Analyzing the Results

Key insights available in the trial results tab

FieldDescription
Confusion MatrixDisplays the matrix comparing the model's predictions with the ground truths (if labeled data is provided).
StatisticsExpands detailed metrics related to the model’s performance.
Sample-Level DetailsAllows viewing of individual sample predictions, including errors and correct results.
Waveform ComparisonEnables visualization of the waveform for each data segment to compare successful and unsuccessful predictions.

Exporting Results

To export the test results for further analysis:

  1. View Sample-Level Details
    • Click on the Show Sample-Level Details button (located at the bottom left).
    • Use the GUI to filter and view errors, correct predictions, or all results.
  2. Export to CSV
    • Click on the Export to CSV button to download the results.

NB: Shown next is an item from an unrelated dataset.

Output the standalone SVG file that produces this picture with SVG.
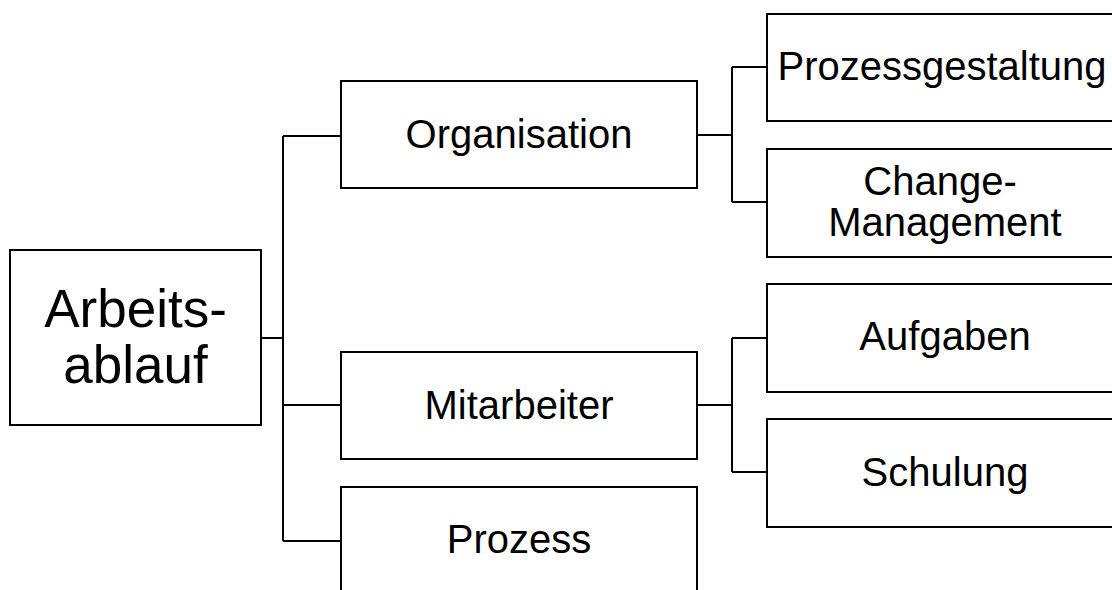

Fields in Exported Results:

  • Results: Predictions made by the model.
  • Expected Results: Labels provided during data upload (ground truths).

Working with Blind Datasets

For testing against blind datasets (data without labeled ground truths):

  • Upload the data files and segment them appropriately.
  • Initiate the test job as described earlier.
  • Since no confusion matrix will be generated, you can still export the raw results in a CSV file for analysis.

Using Waveform Visualization

To compare the waveform plots of successful versus unsuccessful predictions:

  1. Go to the View Sample tab.
  2. Click on the waveform for a specific block of data.
  3. Analyze the visual differences to identify patterns or areas for improvement.

This visualization helps in understanding the relationship between data characteristics and prediction outcomes.